August 2018

FERRARI 340 AMERICA VIGNALE SPYDER
ON THE RISING ROAD OF EMPIRE

伝説となった跳ね馬

1952年、エンツォ・フェラーリと彼が育てた跳ね馬を世界制覇への軌道に乗せたのが、フェラーリ 340 アメリカ ヴィニャーレ スパイダーだ。
この公道仕様のレーシングカーは、20世紀半ばのモータースポーツ全盛期を象徴する名車である。
text jared zaugg
photography pawel litwinski / bonhams

フェラーリ 340 アメリカ ヴィニャーレ スパイダーは、エンツォ・フェラーリというひとりの男の野心を体現したクルマだ。そしてフェラーリの伝説を語るうえで忘れてはならない名車である。見事なシルエットはヴィニャーレのコーチビルダーたちが手作業で仕上げたものだ。

 ミヒャエル・シュテーレがボーデン湖のほとりにある自宅の近くで、アルプスのタイトコーナーを曲がると、ヴィンテージ・フェラーリの12気筒エンジンが発する轟音が丘の向こうまで響き渡った。ギアを入れると、楽器というよりもオーケストラといったほうがよい音が生まれ、トランスミッションとエンジンの共鳴音が、心地良い調べのように聞こえる。

 このドイツ人コレクターが所有するヒストリックカーは、飾っておくだけのクルマではない。シュテーレは64年前に製造されたレーシングカーを大切に、しかしエンツォ自身が意図したように、力強く、愛情を込めて運転している。「設計意図の通りに使わないと、このクルマに失礼だ」と彼は言う。

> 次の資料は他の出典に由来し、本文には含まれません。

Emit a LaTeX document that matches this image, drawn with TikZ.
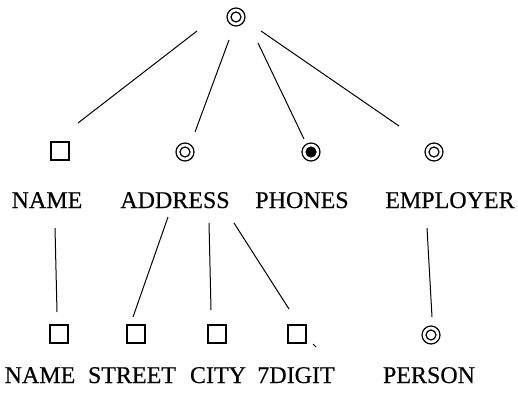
\documentclass[tikz,border=0pt]{standalone}
\usepackage{fontspec}
\setmainfont{Liberation Serif}
\newfontfamily\lblfont[FakeBold=0.4]{Liberation Serif}
\usetikzlibrary{calc,shapes.geometric}
\tikzset{
  sym/.style={inner sep=0pt, line width=1.2pt},
  dcirc/.style={sym, draw, circle, minimum size=18pt,
    path picture={\draw[line width=1.2pt] (path picture bounding box.center) circle (5pt);}},
  fcirc/.style={sym, draw, circle, minimum size=18pt,
    path picture={\fill (path picture bounding box.center) circle (5.6pt);}},
  sqbox/.style={sym, draw, rectangle, minimum size=18pt},
  lbl/.style={inner sep=0pt, anchor=base, font=\lblfont\fontsize{24}{26}\selectfont},
  edge/.style={line width=1pt}
}
\begin{document}
\begin{tikzpicture}[x=1pt,y=-1pt]
\useasboundingbox (0,0) rectangle (518,394);
% symbols
\node[dcirc] (root) at (236,17) {};
\node[sqbox] (n1) at (60,151) {};
\node[dcirc] (a1) at (185,152) {};
\node[fcirc] (p1) at (311,152) {};
\node[dcirc] (e1) at (434,152) {};
\node[sqbox] (n2) at (59,334) {};
\node[sqbox] (s2) at (136,334) {};
\node[sqbox] (c2) at (217,334) {};
\node[sqbox] (d2) at (297,334) {};
\node[dcirc] (pe2) at (431,335) {};
% labels
\node[lbl] (ln1) at (47,208) {NAME};
\node[lbl] (la1) at (175,208) {ADDRESS};
\node[lbl] (lp1) at (302,208) {PHONES};
\node[lbl] (le1) at (450,208) {EMPLOYER};
\node[lbl] (ln2) at (40,383) {NAME};
\node[lbl] (ls2) at (132,383) {STREET};
\node[lbl] (lc2) at (218,383) {CITY};
\node[lbl] (ld2) at (296,383) {7DIGIT};
\node[lbl] (lpe2) at (429,383) {PERSON};
% edges level 1
\draw[edge] ($(root)+(-39,14)$) -- ($(n1)+(18,-28)$);
\draw[edge] ($(root)+(-7,23)$) -- ($(a1)+(10,-20)$);
\draw[edge] ($(root)+(22,26)$) -- ($(p1)+(-7,-13)$);
\draw[edge] ($(root)+(25,14)$) -- ($(e1)+(-35,-26)$);
% edges level 2
\draw[edge] ($(ln1.base)+(8,20)$) -- ($(n2)+(-2,-22)$);
\draw[edge] ($(la1.base)+(-7,9)$) -- ($(s2)+(-3,-17)$);
\draw[edge] ($(la1.base)+(34,15)$) -- ($(c2)+(-6,-24)$);
\draw[edge] ($(la1.base)+(59,15)$) -- ($(d2)+(-8,-25)$);
\draw[edge] ($(le1.base)+(-23,20)$) -- ($(pe2)+(1,-18)$);
% small mark beside the 7DIGIT box
\draw[line width=1pt] ($(d2)+(16,10)$) -- ($(d2)+(19,13)$);
\end{tikzpicture}
\end{document}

 もちろん、これほどのクルマを持つと、気軽に運転するわけにはいかない。数百万ドルの値が付くようなコンペティション・フェラーリの多くは移動手段というよりも、投資だと見なされている。

 フェラーリの現チーフデザイナー、フラビオ・マンゾーニが言うところの「動く彫刻」―が他ならぬ1952年式のフェラーリ340アメリカ ヴィニャーレ スパイダーだ。フェラーリ社の創業者エンツォ・フェラーリが、有名な2大自動車耐久レース、ミッレミリアとル・マン24時間レースに出走するチームカーとして選んだクルマである。